Let me be clear: the suggestion that contemporary affirmative action programs do not primarily benefit racial minorities cannot easily be squared with the holding of Seattle (which is why I think Justice Scalia was correct that either Seattle or Proposal 2 had to be rejected). Initiative 350 eradicated voluntary racial busing-a race-conscious affirmative action program that, in its day, was extremely controversial, as both the majority and dissent in the Seattle case recognized. Racial busing imposed both practical and emotional costs on African American schoolchildren, and it generated interracial divisiveness and even hostility. So modern affirmative action is not easily distinguished from the programs involved in Seattle.

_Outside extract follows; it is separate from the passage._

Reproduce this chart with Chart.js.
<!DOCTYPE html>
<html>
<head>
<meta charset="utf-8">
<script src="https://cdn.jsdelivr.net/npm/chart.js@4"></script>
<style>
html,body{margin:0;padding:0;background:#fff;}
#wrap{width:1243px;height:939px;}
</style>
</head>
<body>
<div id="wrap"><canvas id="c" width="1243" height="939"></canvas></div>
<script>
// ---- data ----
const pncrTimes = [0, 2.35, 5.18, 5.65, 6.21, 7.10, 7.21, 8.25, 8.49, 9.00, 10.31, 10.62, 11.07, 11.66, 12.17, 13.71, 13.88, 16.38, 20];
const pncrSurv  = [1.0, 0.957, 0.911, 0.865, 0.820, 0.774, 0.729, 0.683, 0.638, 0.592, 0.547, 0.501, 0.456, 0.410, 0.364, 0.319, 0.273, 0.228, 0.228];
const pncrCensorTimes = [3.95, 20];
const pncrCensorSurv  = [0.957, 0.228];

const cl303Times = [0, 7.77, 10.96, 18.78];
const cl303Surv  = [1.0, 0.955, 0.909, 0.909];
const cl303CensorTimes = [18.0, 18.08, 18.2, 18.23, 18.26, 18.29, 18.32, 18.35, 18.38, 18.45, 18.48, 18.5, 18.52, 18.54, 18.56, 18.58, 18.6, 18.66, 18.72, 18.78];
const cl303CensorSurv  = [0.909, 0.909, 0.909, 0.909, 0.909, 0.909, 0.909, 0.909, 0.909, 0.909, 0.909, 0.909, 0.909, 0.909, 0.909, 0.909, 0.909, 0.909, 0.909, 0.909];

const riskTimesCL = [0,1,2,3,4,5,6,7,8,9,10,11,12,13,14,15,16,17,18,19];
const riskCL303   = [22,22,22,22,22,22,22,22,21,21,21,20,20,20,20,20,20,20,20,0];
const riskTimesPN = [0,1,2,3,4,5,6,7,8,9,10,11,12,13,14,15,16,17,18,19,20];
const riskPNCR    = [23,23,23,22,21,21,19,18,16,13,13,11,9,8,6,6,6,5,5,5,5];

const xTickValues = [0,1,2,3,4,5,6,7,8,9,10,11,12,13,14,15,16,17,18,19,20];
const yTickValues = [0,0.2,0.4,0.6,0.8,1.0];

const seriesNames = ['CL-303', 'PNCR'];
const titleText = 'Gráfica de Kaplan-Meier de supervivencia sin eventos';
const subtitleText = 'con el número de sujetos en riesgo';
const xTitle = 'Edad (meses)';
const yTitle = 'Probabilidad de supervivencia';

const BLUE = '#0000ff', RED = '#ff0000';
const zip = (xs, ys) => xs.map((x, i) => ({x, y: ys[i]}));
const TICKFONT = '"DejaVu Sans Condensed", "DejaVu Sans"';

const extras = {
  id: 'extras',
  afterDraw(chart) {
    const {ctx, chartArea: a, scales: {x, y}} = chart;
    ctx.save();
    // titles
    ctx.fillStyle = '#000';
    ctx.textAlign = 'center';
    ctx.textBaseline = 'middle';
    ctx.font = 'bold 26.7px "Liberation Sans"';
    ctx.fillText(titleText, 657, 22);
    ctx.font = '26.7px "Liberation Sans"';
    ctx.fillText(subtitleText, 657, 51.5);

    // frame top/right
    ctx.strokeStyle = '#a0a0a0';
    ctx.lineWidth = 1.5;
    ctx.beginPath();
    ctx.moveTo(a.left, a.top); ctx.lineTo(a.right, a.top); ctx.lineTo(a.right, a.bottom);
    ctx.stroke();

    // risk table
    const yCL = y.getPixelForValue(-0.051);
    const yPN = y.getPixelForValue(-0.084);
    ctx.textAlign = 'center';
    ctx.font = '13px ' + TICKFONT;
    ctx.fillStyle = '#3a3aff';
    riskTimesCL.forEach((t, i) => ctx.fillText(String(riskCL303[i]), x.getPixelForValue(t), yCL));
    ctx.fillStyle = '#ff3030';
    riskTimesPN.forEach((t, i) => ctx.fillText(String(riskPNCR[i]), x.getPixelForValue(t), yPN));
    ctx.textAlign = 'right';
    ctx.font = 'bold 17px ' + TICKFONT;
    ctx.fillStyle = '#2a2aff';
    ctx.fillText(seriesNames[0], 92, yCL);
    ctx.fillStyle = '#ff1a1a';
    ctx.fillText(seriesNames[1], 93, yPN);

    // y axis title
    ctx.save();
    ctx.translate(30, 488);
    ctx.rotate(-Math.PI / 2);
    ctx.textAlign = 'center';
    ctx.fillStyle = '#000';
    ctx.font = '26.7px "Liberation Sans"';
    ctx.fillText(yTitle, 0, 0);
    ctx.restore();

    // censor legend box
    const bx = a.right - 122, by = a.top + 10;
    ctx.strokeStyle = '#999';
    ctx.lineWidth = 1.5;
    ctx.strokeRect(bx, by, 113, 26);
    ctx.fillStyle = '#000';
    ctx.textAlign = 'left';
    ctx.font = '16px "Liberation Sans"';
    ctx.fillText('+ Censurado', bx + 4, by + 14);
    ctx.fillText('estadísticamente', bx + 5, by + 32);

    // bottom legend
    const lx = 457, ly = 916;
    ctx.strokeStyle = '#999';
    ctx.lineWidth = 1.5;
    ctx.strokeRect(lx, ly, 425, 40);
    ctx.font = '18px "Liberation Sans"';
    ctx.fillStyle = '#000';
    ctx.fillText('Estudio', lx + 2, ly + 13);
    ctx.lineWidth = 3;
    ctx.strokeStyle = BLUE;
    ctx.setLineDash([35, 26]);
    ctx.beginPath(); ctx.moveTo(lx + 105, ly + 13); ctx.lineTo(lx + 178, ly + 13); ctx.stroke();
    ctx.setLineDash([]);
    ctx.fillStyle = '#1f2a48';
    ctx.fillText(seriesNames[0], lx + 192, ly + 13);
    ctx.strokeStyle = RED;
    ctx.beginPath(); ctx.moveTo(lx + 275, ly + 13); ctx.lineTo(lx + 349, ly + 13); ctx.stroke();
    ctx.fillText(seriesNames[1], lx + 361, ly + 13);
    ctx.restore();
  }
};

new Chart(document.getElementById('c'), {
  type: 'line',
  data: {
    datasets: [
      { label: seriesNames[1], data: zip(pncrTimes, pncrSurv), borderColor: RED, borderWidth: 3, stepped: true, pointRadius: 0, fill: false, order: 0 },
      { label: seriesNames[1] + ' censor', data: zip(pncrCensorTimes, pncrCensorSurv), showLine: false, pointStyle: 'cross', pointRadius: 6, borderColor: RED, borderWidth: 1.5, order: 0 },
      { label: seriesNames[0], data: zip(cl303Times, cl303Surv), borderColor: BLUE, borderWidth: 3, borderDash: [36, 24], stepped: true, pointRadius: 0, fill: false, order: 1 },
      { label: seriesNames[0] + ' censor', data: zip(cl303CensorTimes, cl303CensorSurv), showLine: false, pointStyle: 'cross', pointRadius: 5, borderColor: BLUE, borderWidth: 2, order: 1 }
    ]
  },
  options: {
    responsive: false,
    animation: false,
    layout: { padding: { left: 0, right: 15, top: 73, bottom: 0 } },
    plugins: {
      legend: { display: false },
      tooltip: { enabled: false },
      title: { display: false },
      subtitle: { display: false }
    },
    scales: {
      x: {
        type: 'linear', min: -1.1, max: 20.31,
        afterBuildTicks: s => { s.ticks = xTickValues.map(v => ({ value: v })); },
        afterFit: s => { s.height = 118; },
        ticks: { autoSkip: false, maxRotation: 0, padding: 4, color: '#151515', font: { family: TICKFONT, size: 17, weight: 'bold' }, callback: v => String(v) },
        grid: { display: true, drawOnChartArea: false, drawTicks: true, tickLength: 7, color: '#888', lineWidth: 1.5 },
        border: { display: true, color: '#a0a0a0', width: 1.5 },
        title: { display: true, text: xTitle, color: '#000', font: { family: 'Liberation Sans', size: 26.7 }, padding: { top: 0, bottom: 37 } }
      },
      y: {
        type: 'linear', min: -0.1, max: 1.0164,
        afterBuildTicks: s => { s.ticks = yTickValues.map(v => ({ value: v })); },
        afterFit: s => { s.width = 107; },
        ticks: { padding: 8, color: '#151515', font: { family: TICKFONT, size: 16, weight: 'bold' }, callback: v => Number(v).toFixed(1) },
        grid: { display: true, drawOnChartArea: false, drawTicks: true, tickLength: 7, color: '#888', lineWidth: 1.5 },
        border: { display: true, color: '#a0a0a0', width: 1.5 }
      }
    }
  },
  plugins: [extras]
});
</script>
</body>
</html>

But, again, Seattle's judicial attitude in this respect has been eclipsed by more recent cases expressing much more skepticism about race-based affirmative action. The Seattle analysis may simply not survive the more recent cases, and if this is true the Court should have said Seattle is no longer good law, rather than manipulate the 1982 ruling in inventive but unpersuasive ways.

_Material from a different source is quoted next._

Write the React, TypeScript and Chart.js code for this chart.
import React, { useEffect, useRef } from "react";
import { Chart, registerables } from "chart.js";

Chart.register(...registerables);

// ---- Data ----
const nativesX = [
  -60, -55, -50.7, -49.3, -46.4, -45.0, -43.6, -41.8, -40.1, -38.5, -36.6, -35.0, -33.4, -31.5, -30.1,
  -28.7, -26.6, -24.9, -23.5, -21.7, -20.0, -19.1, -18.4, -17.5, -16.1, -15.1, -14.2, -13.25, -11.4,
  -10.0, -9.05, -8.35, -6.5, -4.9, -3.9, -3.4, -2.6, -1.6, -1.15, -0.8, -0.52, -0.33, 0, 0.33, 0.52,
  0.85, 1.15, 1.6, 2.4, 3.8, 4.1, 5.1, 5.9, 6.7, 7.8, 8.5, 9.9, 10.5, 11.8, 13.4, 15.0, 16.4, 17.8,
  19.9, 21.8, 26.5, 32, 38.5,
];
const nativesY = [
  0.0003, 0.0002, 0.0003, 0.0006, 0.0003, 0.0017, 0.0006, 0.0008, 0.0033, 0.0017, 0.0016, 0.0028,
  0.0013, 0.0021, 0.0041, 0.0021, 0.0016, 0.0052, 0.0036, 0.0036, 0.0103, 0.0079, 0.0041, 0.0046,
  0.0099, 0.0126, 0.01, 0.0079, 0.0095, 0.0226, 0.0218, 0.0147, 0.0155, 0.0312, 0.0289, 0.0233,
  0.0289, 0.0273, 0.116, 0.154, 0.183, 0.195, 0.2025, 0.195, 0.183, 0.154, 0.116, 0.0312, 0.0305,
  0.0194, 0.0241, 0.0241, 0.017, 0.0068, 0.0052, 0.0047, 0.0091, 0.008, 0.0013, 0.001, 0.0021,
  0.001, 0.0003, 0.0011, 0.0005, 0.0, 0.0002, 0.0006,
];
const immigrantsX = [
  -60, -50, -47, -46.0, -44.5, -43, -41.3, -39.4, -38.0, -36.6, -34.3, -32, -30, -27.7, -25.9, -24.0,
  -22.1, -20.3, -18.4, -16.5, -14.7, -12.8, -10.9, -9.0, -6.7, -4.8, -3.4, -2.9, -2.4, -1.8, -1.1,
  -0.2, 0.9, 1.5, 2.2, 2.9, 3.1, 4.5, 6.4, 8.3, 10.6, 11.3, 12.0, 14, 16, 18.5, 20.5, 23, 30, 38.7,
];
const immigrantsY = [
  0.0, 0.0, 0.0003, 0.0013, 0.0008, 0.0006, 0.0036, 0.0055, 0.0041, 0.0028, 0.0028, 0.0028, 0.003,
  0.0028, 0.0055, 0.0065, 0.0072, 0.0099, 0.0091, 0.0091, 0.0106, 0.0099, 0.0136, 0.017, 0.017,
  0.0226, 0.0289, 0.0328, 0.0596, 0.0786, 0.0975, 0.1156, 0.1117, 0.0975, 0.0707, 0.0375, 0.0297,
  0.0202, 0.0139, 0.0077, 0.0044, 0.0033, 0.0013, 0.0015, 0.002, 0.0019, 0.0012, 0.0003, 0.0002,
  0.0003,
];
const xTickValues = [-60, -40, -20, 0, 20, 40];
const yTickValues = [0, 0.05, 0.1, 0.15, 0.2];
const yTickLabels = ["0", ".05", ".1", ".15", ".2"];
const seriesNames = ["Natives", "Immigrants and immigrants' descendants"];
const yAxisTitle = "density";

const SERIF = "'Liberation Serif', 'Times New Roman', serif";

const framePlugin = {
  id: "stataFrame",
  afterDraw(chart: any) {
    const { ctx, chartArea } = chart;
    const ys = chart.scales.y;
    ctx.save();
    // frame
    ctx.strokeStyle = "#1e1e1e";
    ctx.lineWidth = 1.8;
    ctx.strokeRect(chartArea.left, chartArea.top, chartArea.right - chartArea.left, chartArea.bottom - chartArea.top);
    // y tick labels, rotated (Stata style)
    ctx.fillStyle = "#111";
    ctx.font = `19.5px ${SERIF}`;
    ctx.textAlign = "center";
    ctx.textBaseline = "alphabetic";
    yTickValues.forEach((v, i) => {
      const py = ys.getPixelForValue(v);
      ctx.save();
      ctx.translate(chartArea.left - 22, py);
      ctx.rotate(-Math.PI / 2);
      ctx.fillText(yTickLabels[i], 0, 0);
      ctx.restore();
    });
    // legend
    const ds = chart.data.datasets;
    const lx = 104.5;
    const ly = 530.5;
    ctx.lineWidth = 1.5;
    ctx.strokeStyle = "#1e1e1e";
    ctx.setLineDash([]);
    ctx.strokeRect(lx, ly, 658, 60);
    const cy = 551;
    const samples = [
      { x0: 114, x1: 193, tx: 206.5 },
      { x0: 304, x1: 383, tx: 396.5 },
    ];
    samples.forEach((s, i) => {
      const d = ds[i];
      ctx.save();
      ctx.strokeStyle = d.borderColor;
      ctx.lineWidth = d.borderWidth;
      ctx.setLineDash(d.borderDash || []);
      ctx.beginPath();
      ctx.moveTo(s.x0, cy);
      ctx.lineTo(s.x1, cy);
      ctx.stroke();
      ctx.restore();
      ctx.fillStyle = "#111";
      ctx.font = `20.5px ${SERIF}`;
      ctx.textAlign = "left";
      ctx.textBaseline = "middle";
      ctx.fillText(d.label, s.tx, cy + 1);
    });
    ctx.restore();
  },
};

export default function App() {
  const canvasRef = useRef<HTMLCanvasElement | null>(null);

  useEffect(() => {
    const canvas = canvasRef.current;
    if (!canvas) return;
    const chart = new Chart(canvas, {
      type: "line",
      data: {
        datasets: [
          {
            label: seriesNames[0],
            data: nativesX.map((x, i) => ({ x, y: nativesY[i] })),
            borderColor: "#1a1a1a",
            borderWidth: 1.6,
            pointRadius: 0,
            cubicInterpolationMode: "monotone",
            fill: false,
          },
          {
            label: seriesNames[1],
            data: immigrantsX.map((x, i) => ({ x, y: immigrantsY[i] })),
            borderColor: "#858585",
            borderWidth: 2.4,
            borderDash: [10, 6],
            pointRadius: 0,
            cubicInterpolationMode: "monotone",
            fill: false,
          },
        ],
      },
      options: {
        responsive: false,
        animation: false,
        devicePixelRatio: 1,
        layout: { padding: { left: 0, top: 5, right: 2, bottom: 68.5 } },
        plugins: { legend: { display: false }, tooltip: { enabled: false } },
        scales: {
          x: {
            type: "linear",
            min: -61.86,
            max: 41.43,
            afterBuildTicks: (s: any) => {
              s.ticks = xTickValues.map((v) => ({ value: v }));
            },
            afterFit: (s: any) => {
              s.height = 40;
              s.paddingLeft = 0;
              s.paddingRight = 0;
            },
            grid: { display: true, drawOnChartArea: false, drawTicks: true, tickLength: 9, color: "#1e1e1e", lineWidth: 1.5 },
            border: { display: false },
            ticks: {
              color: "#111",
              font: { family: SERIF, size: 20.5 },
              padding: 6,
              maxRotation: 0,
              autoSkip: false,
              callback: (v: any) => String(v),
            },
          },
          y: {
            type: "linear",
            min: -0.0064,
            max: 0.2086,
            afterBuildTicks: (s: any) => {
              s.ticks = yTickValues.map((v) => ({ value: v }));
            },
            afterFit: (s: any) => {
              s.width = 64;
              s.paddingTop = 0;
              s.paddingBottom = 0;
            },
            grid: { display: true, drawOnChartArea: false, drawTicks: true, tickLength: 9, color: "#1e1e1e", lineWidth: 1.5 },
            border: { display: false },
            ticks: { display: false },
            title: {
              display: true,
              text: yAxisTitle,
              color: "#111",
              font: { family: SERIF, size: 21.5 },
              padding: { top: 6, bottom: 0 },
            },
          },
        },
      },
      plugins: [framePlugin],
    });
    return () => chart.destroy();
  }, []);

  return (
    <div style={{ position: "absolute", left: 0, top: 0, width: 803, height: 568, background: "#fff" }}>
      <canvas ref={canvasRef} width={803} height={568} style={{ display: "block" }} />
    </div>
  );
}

An Unlikely Contributor to Seattle's Demise: Grutter v. Bollinger

No one should be surprised that cases from the last 25 years like Croson (along with Adarand Constructors v. Pena, Parents Involved in Community Schools v. Seattle School District No. 1, among others)-all of which have made it considerably harder for states to engage in affirmative action-are in considerable tension with, and have effectively undermined, Seattle. What is surprising is that the single biggest judicial victory for affirmative action-the 2003 Grutter v. Bollinger case in which a 5-4 Court upheld the University of Michigan Law School's race-based affirmative action program-also might have (unwittingly) undermined Seattle. Indeed, Seattle's demise may have been baked into the very cake of Grutter's analysis.

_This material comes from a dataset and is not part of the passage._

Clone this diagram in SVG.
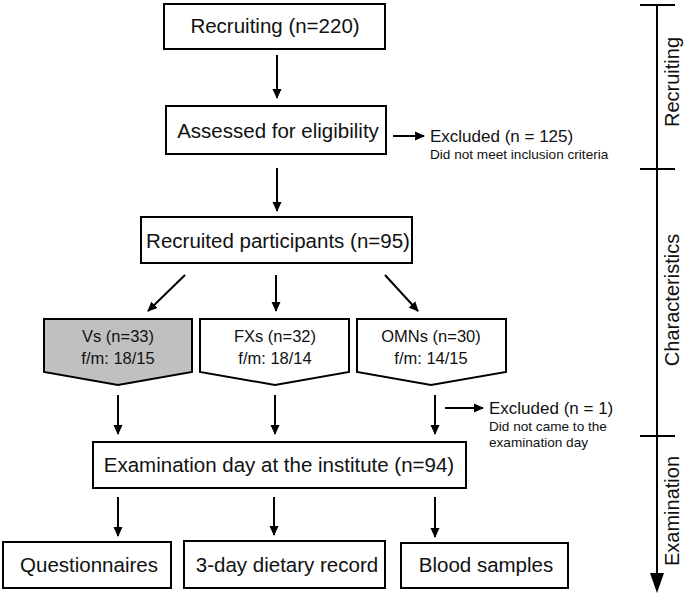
<svg xmlns="http://www.w3.org/2000/svg" width="685" height="596" viewBox="0 0 685 596">
<defs>
<marker id="ah" viewBox="0 0 10 10" refX="9" refY="5" markerWidth="10" markerHeight="10" markerUnits="userSpaceOnUse" orient="auto"><path d="M0,0.5 L10,5 L0,9.5 z" fill="#000"/></marker>
</defs>
<style>
.box{fill:#fff;stroke:#000;stroke-width:2}
.gray{fill:#c0c0c0;stroke:#000;stroke-width:2}
.t{font-family:"Liberation Sans",Arial,sans-serif;fill:#111}
.big{font-size:20.5px}
.mid{font-size:16.5px}
.ex{font-size:17px}
.sm{font-size:13.6px}
.side{font-size:20px}
.c{stroke:#000;stroke-width:2;fill:none}
</style>
<rect width="685" height="596" fill="#fff"/>
<g id="connectors">
<line class="c" x1="277" y1="55" x2="277" y2="98" marker-end="url(#ah)"/>
<line class="c" x1="393" y1="136" x2="424" y2="136" marker-end="url(#ah)"/>
<line class="c" x1="277" y1="168" x2="277" y2="211" marker-end="url(#ah)"/>
<line class="c" x1="185" y1="275" x2="148" y2="311" marker-end="url(#ah)"/>
<line class="c" x1="276" y1="275" x2="276" y2="311" marker-end="url(#ah)"/>
<line class="c" x1="385" y1="275" x2="418" y2="311" marker-end="url(#ah)"/>
<line class="c" x1="118" y1="395" x2="118" y2="434" marker-end="url(#ah)"/>
<line class="c" x1="275" y1="395" x2="275" y2="434" marker-end="url(#ah)"/>
<line class="c" x1="435" y1="395" x2="435" y2="434" marker-end="url(#ah)"/>
<line class="c" x1="445" y1="408" x2="483" y2="408" marker-end="url(#ah)"/>
<line class="c" x1="118" y1="497" x2="118" y2="536" marker-end="url(#ah)"/>
<line class="c" x1="274" y1="497" x2="274" y2="535" marker-end="url(#ah)"/>
<line class="c" x1="435" y1="497" x2="435" y2="537" marker-end="url(#ah)"/>
</g>
<g id="recruiting">
<rect class="box" x="164" y="4" width="221" height="45"/>
<text class="t big" x="275" y="33" text-anchor="middle">Recruiting (n=220)</text>
</g>
<g id="assessed">
<rect class="box" x="166" y="106" width="220" height="48"/>
<text class="t big" x="278" y="138" text-anchor="middle">Assessed for eligibility</text>
</g>
<g id="excluded1">
<text class="t ex" x="430" y="142">Excluded (n = 125)</text>
<text class="t sm" x="430" y="159">Did not meet inclusion criteria</text>
</g>
<g id="recruited">
<rect class="box" x="141" y="217" width="271" height="46"/>
<text class="t big" x="278" y="248" text-anchor="middle">Recruited participants (n=95)</text>
</g>
<g id="vs">
<path class="gray" d="M44,319 H192 V372 L118,385 L44,372 Z"/>
<text class="t mid" x="118" y="342" text-anchor="middle">Vs (n=33)</text>
<text class="t mid" x="118" y="364" text-anchor="middle">f/m: 18/15</text>
</g>
<g id="fxs">
<path class="box" d="M200,319 H349 V372 L275,385 L200,372 Z"/>
<text class="t mid" x="275" y="342" text-anchor="middle">FXs (n=32)</text>
<text class="t mid" x="275" y="364" text-anchor="middle">f/m: 18/14</text>
</g>
<g id="omns">
<path class="box" d="M357,319 H506 V372 L431,385 L357,372 Z"/>
<text class="t mid" x="431" y="342" text-anchor="middle">OMNs (n=30)</text>
<text class="t mid" x="431" y="364" text-anchor="middle">f/m: 14/15</text>
</g>
<g id="excluded2">
<text class="t ex" x="489" y="414">Excluded (n = 1)</text>
<text class="t sm" x="489" y="431">Did not came to the</text>
<text class="t sm" x="489" y="447">examination day</text>
</g>
<g id="examination">
<rect class="box" x="93" y="442" width="373" height="46"/>
<text class="t big" x="279" y="472" text-anchor="middle">Examination day at the institute (n=94)</text>
</g>
<g id="questionnaires">
<rect class="box" x="3" y="542" width="168" height="46"/>
<text class="t big" x="89" y="572" text-anchor="middle">Questionnaires</text>
</g>
<g id="dietary">
<rect class="box" x="184" y="541" width="201" height="47"/>
<text class="t big" x="287" y="572" text-anchor="middle">3-day dietary record</text>
</g>
<g id="blood">
<rect class="box" x="401" y="543" width="167" height="45"/>
<text class="t big" x="486" y="572" text-anchor="middle">Blood samples</text>
</g>
<g id="timeline">
<line class="c" x1="657" y1="5" x2="657" y2="576"/>
<polygon points="650,573 664,573 657,593" fill="#000"/>
<line class="c" x1="640" y1="5" x2="675" y2="5"/>
<line class="c" x1="640" y1="169" x2="675" y2="169"/>
<line class="c" x1="640" y1="436" x2="675" y2="436"/>
<text class="t side" transform="translate(679,82) rotate(-90)" text-anchor="middle">Recruiting</text>
<text class="t side" transform="translate(679,300) rotate(-90)" text-anchor="middle">Characteristics</text>
<text class="t side" transform="translate(679,511) rotate(-90)" text-anchor="middle">Examination</text>
</g>
</svg>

To see this, we need shift focus from the alleged costs of affirmative action to its benefits. Justice O'Connor's reasoning upholding the Michigan Law School's affirmative action policy in Grutter-and the larger diversity justification trend of which Grutter is an example-emphasizes the advantages affirmative action creates for non-minorities, and in so doing erodes the idea that affirmative action is especially beneficial for underrepresented groups. As a pair of law professors observed years before Grutter, diversity is an appealing justification that may "enable an educational affirmative action program to pass constitutional muster because democratic and dialogic educational benefits accrue to all students" (emphasis added). And hear the words of Justice O'Connor in Grutter, defending the Michigan Law School plan without regard to whether it helps minorities in particular:

The[] benefits [of diversity] are 'important and laudable, because 'classroom discussion is livelier, more spirited, and simply more enlightening and interesting' when the students have 'the greatest possible variety of backgrounds.' . . . The Law School's claim of a compelling interest is further bolstered by its amici, who point to the educational benefits that flow from student body diversity. . . . In addition to the expert studies and reports entered into evidence at trial, numerous studies show that student body diversity promotes learning outcomes, and "better prepares students for an increasingly diverse workforce and society, and better prepares them as professionals." . . . These benefits are not theoretical but real, as major American businesses have made clear that the skills needed in today's increasingly global marketplace can only be developed through exposure to widely diverse people, cultures, ideas, and viewpoints. . . . What is more, high-ranking retired officers and civilian leaders of the United States military assert that, "[b]ased on [their] decades of experience," a "highly qualified, racially diverse officer corps . . . is essential to the military's ability to fulfill its principle mission to provide national security." . . . [And] [i]n order to cultivate a set of leaders with legitimacy in the eyes of the citizenry, it is necessary that the path to leadership be visibly open to talented and qualified individuals of every race and ethnicity.

It is perfectly understandable that a "win-win" rationale for race-based affirmative action (that emphasizes how such programs benefit everyone) would be attractive, in both legislative and judicial arenas. But if affirmative action is styled in these terms only, then the Court could naturally think that the intended beneficiaries of affirmative action-the entire polity-should be empowered to decide whether they think the benefits outweigh the costs. Proposal 2 and measures like it are no longer as easily viewed as majorities cutting off programs that help minorities, since the elimination of affirmative action (on this view) hurts majorities as well.

Lest I be misunderstood, I should be clear that I do embrace the diversity rationale. But I wish it hadn't come about as a substitute for-as opposed to a supplement to-a remedial rationale that highlights the distinctive importance of access for certain minority racial groups. In the Croson ruling from a quarter century ago (involving a preference awarded to minority contractors in Richmond), the Court sent the message that the goal of remedying past discrimination was not one on which government should be able to act easily without detailed findings as to exactly what discrimination occurred, when, and by whom. No one denied that there had been overwhelming, pervasive, and persistent societal discrimination against African Americans in Richmond for generations. Yet the main opinion in Croson said, in dismissing the relevance of this history: "It is sheer speculation how many minority firms there would be [today] absent past societal discrimination." This is true, but to deny government officials the ability to redress past discrimination altogether, simply because the enormity of that task creates uncertainty about whether any proposed remedy is perfectly calibrated to the wrong, creates a perverse situation. The greater the past injustices, the more powerless the government is today to deal with their effects, which are undeniably real and lingering, but inevitably somewhat fuzzy in their particulars.

It is for this reason that the goal of remedying past discrimination has largely been abandoned as a legal justification for affirmative action programs, at least in the higher education setting, the area where debate remains most lively. Instead, diversity of the student body as a pedagogical asset is (understandably) the primary interest that universities assert (as they did in Grutter) to defend race-based programs. Again, I do not disagree with the idea that diversity can be a compelling interest. But I do think that most defenders of affirmative action, were they completely honest, would say that the remedial justification, especially in the case of African Americans, is the most natural, obvious, and compelling reason to maintain race-based programs. And this instinct explains why defenders of affirmative action generally believe that such programs are distinctively helpful to minorities, the very premise of the Seattle ruling that Justice Kennedy thinks cannot be acknowledged by government.